— begin —

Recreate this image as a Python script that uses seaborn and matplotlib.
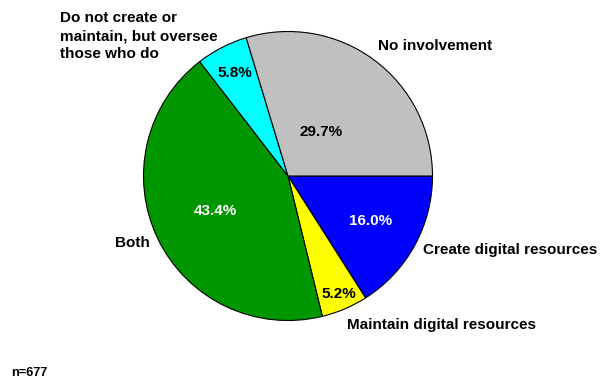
import numpy as np
import matplotlib
matplotlib.use("Agg")
import matplotlib.pyplot as plt
import seaborn as sns

# Survey responses: involvement with digital resources
categories = [
    "Create digital resources",
    "Maintain digital resources",
    "Both",
    "Do not create or\nmaintain, but oversee\nthose who do",
    "No involvement",
]
shares = [16.0, 5.2, 43.4, 5.8, 29.7]
colors = ["#0000FF", "#FFFF00", "#009600", "#00FFFF", "#C0C0C0"]
pct_text_colors = ["white", "black", "white", "black", "black"]
sample_note = "n=677"

sns.set_style("white")
plt.rcParams["font.family"] = ["Liberation Sans", "DejaVu Sans"]
plt.rcParams["font.weight"] = "bold"
plt.rcParams["text.color"] = "black"

W, H = 602, 381
fig = plt.figure(figsize=(W / 100, H / 100), dpi=100)
cx, cy, r = 288, 176, 144.5
ax = fig.add_axes([(cx - r) / W, (H - cy - r) / H, 2 * r / W, 2 * r / H])

wedges, _ = ax.pie(
    shares,
    colors=colors,
    startangle=0,
    counterclock=False,
    wedgeprops=dict(edgecolor="black", linewidth=0.8),
    radius=1.0,
)
ax.set_xlim(-1, 1)
ax.set_ylim(-1, 1)
ax.set_aspect("equal")
ax.axis("off")

FS = 11.0

# percentage labels placed along each wedge's bisector
pct_radius = [0.65, 0.89, 0.56, 0.80, 0.38]
for w, val, col, pr in zip(wedges, shares, pct_text_colors, pct_radius):
    mid = np.deg2rad((w.theta1 + w.theta2) / 2)
    ax.text(pr * np.cos(mid), pr * np.sin(mid), f"{val:.1f}%",
            ha="center", va="center", color=col, fontsize=FS, fontweight="bold")

# category labels around the pie (pixel anchors converted to data units)
def to_data(px, py):
    return (px - cx) / r, (cy - py) / r

label_specs = [
    (423, 250, "left"),
    (347, 325, "left"),
    (150, 243, "right"),
    (60, 36, "left"),
    (378, 46, "left"),
]
for name, (px, py, ha) in zip(categories, label_specs):
    x, y = to_data(px, py)
    ax.text(x, y, name, ha=ha, va="center", fontsize=FS, fontweight="bold",
            color="black", linespacing=1.33, clip_on=False)

fig.text(11 / W, 1 - 373 / H, sample_note, ha="left", va="center",
         fontsize=9.2, fontweight="bold", color="black")

fig.savefig("out.png", dpi=100)
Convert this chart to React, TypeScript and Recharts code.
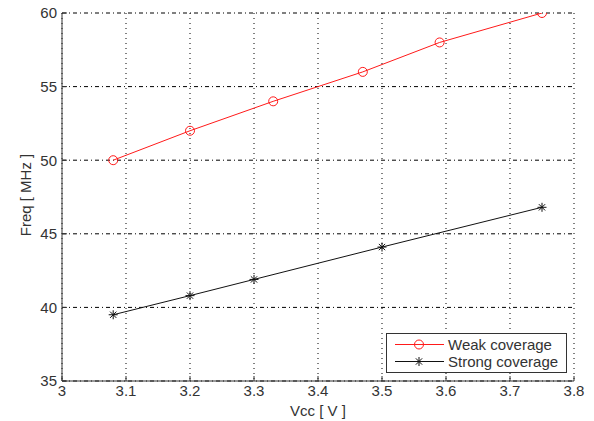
import React from 'react';
import { LineChart, Line, XAxis, YAxis, CartesianGrid, Legend } from 'recharts';

const vccWeak = [3.08, 3.2, 3.33, 3.47, 3.59, 3.75];
const freqWeak = [50, 52, 54, 56, 58, 60];
const vccStrong = [3.08, 3.2, 3.3, 3.5, 3.75];
const freqStrong = [39.5, 40.8, 41.9, 44.1, 46.8];
const xTicks = [3, 3.1, 3.2, 3.3, 3.4, 3.5, 3.6, 3.7, 3.8];
const yTicks = [35, 40, 45, 50, 55, 60];
const seriesNames = ['Weak coverage', 'Strong coverage'];

const weakData = vccWeak.map((v, i) => ({ vcc: v, freq: freqWeak[i] }));
const strongData = vccStrong.map((v, i) => ({ vcc: v, freq: freqStrong[i] }));

const RED = '#ff1a1a';
const BLACK = '#111';
const FONT = '"Liberation Sans", Arial, Helvetica, sans-serif';
const TXT = '#333';
const FS = 15;

const Circle = (props: any) => {
  const { cx, cy } = props;
  if (cx == null || cy == null) return null;
  return <circle cx={cx} cy={cy} r={4.5} fill="none" stroke={RED} strokeWidth={1} />;
};

const Star = (props: any) => {
  const { cx, cy } = props;
  if (cx == null || cy == null) return null;
  const r = 4.5;
  const d = r * 0.7;
  return (
    <g stroke={BLACK} strokeWidth={1}>
      <line x1={cx - r} y1={cy} x2={cx + r} y2={cy} />
      <line x1={cx} y1={cy - r} x2={cx} y2={cy + r} />
      <line x1={cx - d} y1={cy - d} x2={cx + d} y2={cy + d} />
      <line x1={cx - d} y1={cy + d} x2={cx + d} y2={cy - d} />
    </g>
  );
};

const renderLegend = () => (
  <div
    style={{
      border: '1px solid #333',
      background: '#fff',
      width: 181,
      height: 40,
      boxSizing: 'border-box',
      fontFamily: FONT,
      fontSize: FS,
      color: TXT,
      paddingTop: 2,
      lineHeight: '17px',
    }}
  >
    {seriesNames.map((name, i) => (
      <div key={name} style={{ display: 'flex', alignItems: 'center', height: 17 }}>
        <svg width={60} height={17} style={{ display: 'block', flex: 'none' }}>
          <line x1={8} y1={8.5} x2={57} y2={8.5} stroke={i === 0 ? RED : BLACK} strokeWidth={1} />
          {i === 0 ? <Circle cx={32} cy={8.5} /> : <Star cx={32} cy={8.5} />}
        </svg>
        <span style={{ marginLeft: 1, whiteSpace: 'nowrap' }}>{name}</span>
      </div>
    ))}
  </div>
);

const tickStyle = { fontSize: FS, fill: TXT, fontFamily: FONT };

export default function App() {
  return (
    <div style={{ position: 'absolute', left: 0, top: 0, background: '#fff' }}>
      <LineChart width={594} height={421} margin={{ top: 13, right: 20, left: 0, bottom: 0 }}>
        <CartesianGrid xAxisId="b" yAxisId="l" horizontal={false} stroke="#000" strokeDasharray="1 4" />
        <CartesianGrid xAxisId="b" yAxisId="l" vertical={false} stroke="#000" strokeDasharray="4 3 1 3" />
        <XAxis
          xAxisId="b"
          type="number"
          dataKey="vcc"
          domain={[3, 3.8]}
          ticks={xTicks}
          allowDataOverflow
          height={40}
          stroke="#333"
          tickSize={-5}
          tickMargin={9}
          tick={tickStyle}
          label={(p: any) => (
            <text x={318} y={416} textAnchor="middle" fontSize={FS} fill={TXT} fontFamily={FONT}>
              Vcc [ V ]
            </text>
          )}
        />
        <XAxis
          xAxisId="t"
          orientation="top"
          type="number"
          dataKey="vcc"
          domain={[3, 3.8]}
          ticks={xTicks}
          allowDataOverflow
          height={0}
          stroke="#333"
          tickSize={-5}
          tick={false}
        />
        <YAxis
          yAxisId="l"
          type="number"
          domain={[35, 60]}
          ticks={yTicks}
          allowDataOverflow
          width={62}
          stroke="#333"
          tickSize={-5}
          tickMargin={10}
          tick={tickStyle}
          label={(p: any) => (
            <text
              x={25}
              y={195}
              transform="rotate(-90 25 195)"
              textAnchor="middle"
              dominantBaseline="central"
              fontSize={FS}
              fill={TXT}
              fontFamily={FONT}
            >
              Freq [ MHz ]
            </text>
          )}
        />
        <YAxis
          yAxisId="r"
          orientation="right"
          type="number"
          domain={[35, 60]}
          ticks={yTicks}
          allowDataOverflow
          width={0}
          stroke="#333"
          tickSize={-5}
          tick={false}
        />
        <Line
          xAxisId="b"
          yAxisId="l"
          data={weakData}
          dataKey="freq"
          name={seriesNames[0]}
          stroke={RED}
          strokeWidth={1}
          dot={<Circle />}
          activeDot={false}
          isAnimationActive={false}
          type="linear"
        />
        <Line
          xAxisId="b"
          yAxisId="l"
          data={strongData}
          dataKey="freq"
          name={seriesNames[1]}
          stroke={BLACK}
          strokeWidth={1}
          dot={<Star />}
          activeDot={false}
          isAnimationActive={false}
          type="linear"
        />
        <Legend
          layout="horizontal"
          verticalAlign="middle"
          align="center"
          content={renderLegend}
          wrapperStyle={{ position: 'absolute', left: 386, top: 333, width: 181, height: 40, bottom: 'auto', right: 'auto' }}
        />
      </LineChart>
    </div>
  );
}
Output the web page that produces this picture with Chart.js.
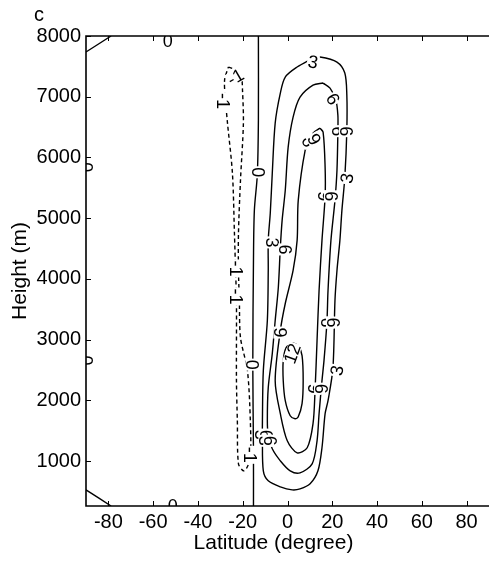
<!DOCTYPE html>
<html><head><meta charset="utf-8">
<script src="https://cdn.jsdelivr.net/npm/chart.js@4.4.0/dist/chart.umd.min.js"></script>
<style>html,body{margin:0;padding:0;background:#fff}#wrap{width:489px;height:562px;position:relative}</style>
</head><body><div id="wrap"><canvas id="c"></canvas></div>
<script>
// ---- data (latitude in degrees, height in m) ----
const xTicks = [-80, -60, -40, -20, 0, 20, 40, 60, 80];
const yTicks = [1000, 2000, 3000, 4000, 5000, 6000, 7000, 8000];

const contour0 = [[-13.0,8000],[-13.0,6614],[-13.5,5707],[-14.8,5129],[-15.2,4304],[-15.5,2588],[-15.2,1169],[-15.2,260]];
const contour0TopLeft = [[-90,7736],[-78.8,8000]];
const contour0BottomLeft = [[-90,526],[-78.8,260]];

const contourM1 = [[-26.4,7489],[-23.2,7439],[-20.6,7307],[-20.1,7109],[-19.7,6565],[-21.0,5624],[-21.9,4750],[-21.9,4139],
  [-21.5,3644],[-21.0,3034],[-17.9,2489],[-16.6,1664],[-16.6,1054],[-18.4,872],[-19.7,839],[-21.9,955],[-22.4,1664],
  [-22.8,2324],[-22.8,3644],[-23.2,4139],[-23.7,4750],[-24.6,5740],[-26.8,6565],[-27.7,6944],[-28.1,7274],[-26.4,7489]];

const contour3 = [[11.4,7637],[14.5,7654],[22.1,7571],[25.6,7390],[26.5,7027],[26.5,6449],[25.6,5674],[24.3,5129],
  [23.4,4634],[22.1,4139],[21.2,3644],[20.3,2539],[18.1,1994],[16.8,1780],[15.4,1219],[13.6,839],[10.1,625],[5.6,542],
  [2.1,526],[-3.2,575],[-8.6,674],[-10.8,839],[-11.2,1384],[-11.2,1664],[-10.8,2489],[-9.0,3314],[-8.6,4139],
  [-8.6,4634],[-7.7,5080],[-6.8,5740],[-5.5,6565],[-3.2,7060],[-1.0,7324],[4.3,7489],[11.4,7637]];

const contour6 = [[15.9,7225],[19.0,7142],[21.6,6944],[22.5,6697],[22.5,6433],[22.1,5789],[21.2,5294],[19.4,4634],
  [18.1,3809],[17.6,3281],[16.3,2654],[15.4,2324],[14.1,1780],[13.2,1334],[11.0,955],[5.6,806],[1.2,839],[-3.2,1004],
  [-6.8,1202],[-8.6,1417],[-9.0,1664],[-8.6,2209],[-6.8,2769],[-5.5,3314],[-4.1,3859],[-3.2,4518],[-2.4,4964],
  [-1.0,5459],[0.3,6169],[2.5,6664],[5.6,6994],[11.4,7192],[15.9,7225]];

const contour9 = [[14.5,6482],[15.9,6416],[16.8,5839],[16.8,5360],[15.4,4634],[14.1,3809],[13.2,2984],[12.3,2159],
  [11.4,1615],[8.8,1219],[4.3,1136],[-0.1,1334],[-3.2,1780],[-5.5,2324],[-3.2,3149],[-1.0,3595],[2.5,4139],
  [4.3,4634],[4.8,5294],[7.9,6119],[10.1,6284],[11.4,6400],[14.5,6482]];

const contour12 = [[2.1,2951],[4.8,2901],[6.5,2737],[7.0,2324],[6.5,1945],[4.8,1730],[3.4,1697],[1.2,1746],
  [-1.0,1994],[-1.9,2324],[-1.9,2654],[-0.6,2868],[2.1,2951]];

// contour labels: text, latitude, height
const labelText = ['3','6','6','6','3','6','9','9','6','3','6','6','6','9','12','3','9','6','3','6','3','6','0','0','0','0','0','0','-1','-1','-1','-1','-1'];
const labelLat  = [11.4,20.3,22.5,26.1,26.6,9.2,11.9,16.3,19.4,-6.8,-1.0,17.6,20.3,-3.2,2.1,22.1,11.9,15.0,-11.7,-9.5,-9.9,-7.7,-13.0,-15.7,-53.5,-51.2,-90,-90,-29.0,-23.2,-22.8,-23.2,-16.6];
const labelH    = [7571,6960,6433,6433,5657,6267,6300,5360,5360,4601,4485,3281,3281,3116,2769,2489,2192,2192,1433,1433,1334,1334,5756,2588,7918,262,5839,2654,6928,7324,4172,3710,1103];
const labelAngle= [10,60,90,90,-80,60,60,90,90,90,90,90,90,90,-70,-80,90,90,90,90,90,90,90,90,0,0,90,90,90,-30,90,90,90];

// ---- chart ----
const FONT = "'Liberation Sans', Arial, Helvetica, sans-serif";
function line(pts, dashed){
  return {data: pts.map(p => ({x:p[0], y:p[1]})), showLine:true, borderColor:'#000', borderWidth:1.4,
    pointRadius:0, tension:0.3, fill:false, borderDash: dashed ? [4,3] : []};
}

const decor = {
  id:'decor',
  afterDatasetsDraw(chart){
    const {ctx, chartArea:a, scales:{x, y}} = chart;
    ctx.save();
    ctx.beginPath(); ctx.rect(a.left, a.top, a.right-a.left, a.bottom-a.top); ctx.clip();
    ctx.font = '18px ' + FONT;
    ctx.textAlign = 'center'; ctx.textBaseline = 'middle';
    for (let i=0;i<labelText.length;i++){
      const px = x.getPixelForValue(labelLat[i]), py = y.getPixelForValue(labelH[i]);
      ctx.save(); ctx.translate(px, py); ctx.rotate(labelAngle[i]*Math.PI/180);
      const w = ctx.measureText(labelText[i]).width;
      ctx.fillStyle = '#fff'; ctx.fillRect(-w/2-1, -7, w+2, 14);
      ctx.fillStyle = '#000'; ctx.fillText(labelText[i], 0, 1);
      ctx.restore();
    }
    ctx.restore();
  },
  afterDraw(chart){
    const {ctx, chartArea:a, scales:{x, y}} = chart;
    ctx.save();
    ctx.strokeStyle = '#000';
    ctx.lineWidth = 1;
    ctx.beginPath();
    xTicks.forEach(v => { const p = Math.round(x.getPixelForValue(v))+0.5;
      ctx.moveTo(p, a.bottom); ctx.lineTo(p, a.bottom-5); ctx.moveTo(p, a.top); ctx.lineTo(p, a.top+5); });
    yTicks.forEach(v => { const p = Math.round(y.getPixelForValue(v))+0.5;
      ctx.moveTo(a.left, p); ctx.lineTo(a.left+5, p); });
    ctx.stroke();
    ctx.lineWidth = 1.6;
    ctx.beginPath();
    ctx.moveTo(a.right+2, a.top); ctx.lineTo(a.left, a.top); ctx.lineTo(a.left, a.bottom); ctx.lineTo(a.right+2, a.bottom);
    ctx.stroke();
    ctx.fillStyle = '#000';
    ctx.font = '20px ' + FONT;
    ctx.textAlign = 'left'; ctx.textBaseline = 'alphabetic';
    ctx.fillText('c', 34, 21);
    ctx.font = '21px ' + FONT;
    ctx.textAlign = 'center';
    ctx.fillText('Latitude (degree)', (a.left+a.right)/2 - 14, 549);
    ctx.translate(26, 271); ctx.rotate(-Math.PI/2);
    ctx.fillText('Height (m)', 0, 0);
    ctx.restore();
  }
};

new Chart(document.getElementById('c'), {
  type:'scatter',
  data:{datasets:[line(contour0), line(contour0TopLeft), line(contour0BottomLeft), line(contourM1, true),
    line(contour3), line(contour6), line(contour9), line(contour12)]},
  options:{
    responsive:true, maintainAspectRatio:false, animation:false,
    layout:{padding:{left:0, top:36, right:0, bottom:0}},
    plugins:{legend:{display:false}, tooltip:{enabled:false}},
    scales:{
      x:{type:'linear', min:-90, max:90,
        afterBuildTicks: s => { s.ticks = xTicks.map(v => ({value:v})); },
        afterFit: s => { s.height = 56; },
        grid:{display:false, drawTicks:false}, border:{display:false},
        ticks:{color:'#000', font:{size:20, family:FONT}, padding:4, maxRotation:0, autoSkip:false,
          callback: v => String(v)}},
      y:{type:'linear', min:260, max:8000,
        afterBuildTicks: s => { s.ticks = yTicks.map(v => ({value:v})); },
        afterFit: s => { s.width = 86; },
        grid:{display:false, drawTicks:false}, border:{display:false},
        ticks:{color:'#000', font:{size:20, family:FONT}, padding:5, autoSkip:false,
          callback: v => String(v)}}
    }
  },
  plugins:[decor]
});
</script></body></html>
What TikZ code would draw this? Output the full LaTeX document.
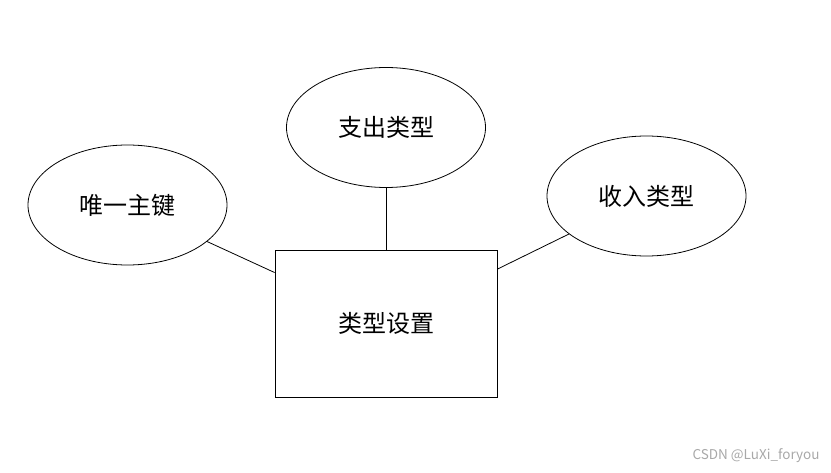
\documentclass[tikz,border=0pt]{standalone}
\usepackage{fontspec}
\setmainfont{Noto Sans CJK SC}
\usetikzlibrary{positioning, shapes.geometric}
\definecolor{wmgray}{HTML}{A8A8A8}

\begin{document}
\begin{tikzpicture}[
      x=1pt, y=-1pt,
      every node/.style={font=\fontsize{24}{28}\selectfont},
      attr/.style={draw, thick, ellipse, minimum width=199pt, minimum height=120pt, inner sep=0pt},
      entity/.style={draw, thick, rectangle, minimum width=222pt, minimum height=147pt, inner sep=0pt},
      link/.style={thick},
    ]
    \useasboundingbox (0,0) rectangle (831,473);

    \node[entity] (set) at (386, 323.5) {类型设置};

    \node[attr] (pk)  at (127.5, 205) {唯一主键};
    \node[attr] (out) at (386, 127.5) {支出类型};
    \node[attr] (in)  at (646.5, 196) {收入类型};

    \draw[link] (pk)  -- (set);
    \draw[link] (out) -- (set);
    \draw[link] (in)  -- (set);

    \node[anchor=east, text=wmgray, font=\fontsize{13.5}{16}\selectfont] (wm) at (823, 456)
      {CSDN @LuXi\_foryou};
  \end{tikzpicture}
\end{document}
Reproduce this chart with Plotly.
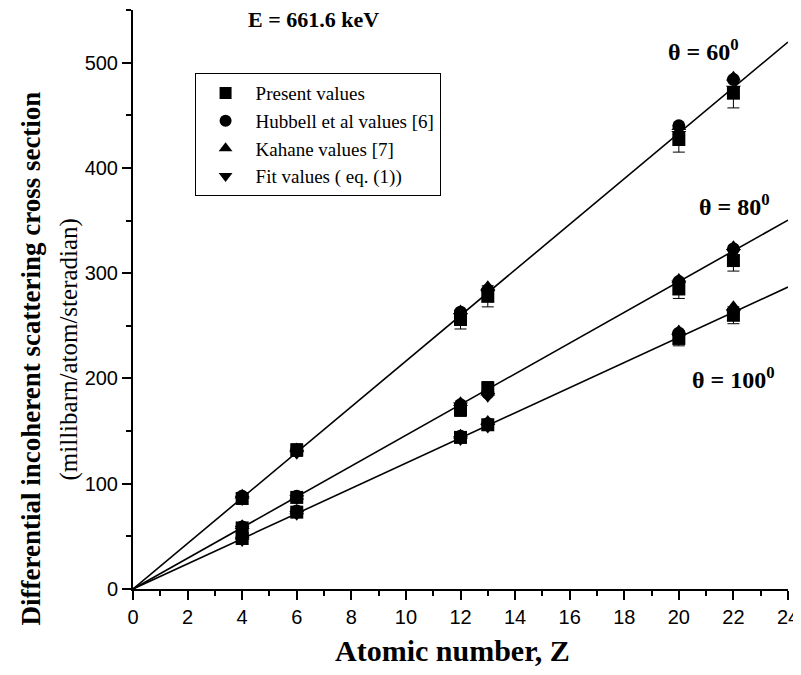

— end —

Task goal → Everything from the first line to the line with "import seaborn as sns" must be repeated exactly, and nothing else. Leave the pictures out.

Answer to this task →
Recreate this image as a Python script that uses seaborn and matplotlib.
import numpy as np
import matplotlib
matplotlib.use("Agg")
import matplotlib.pyplot as plt
import seaborn as sns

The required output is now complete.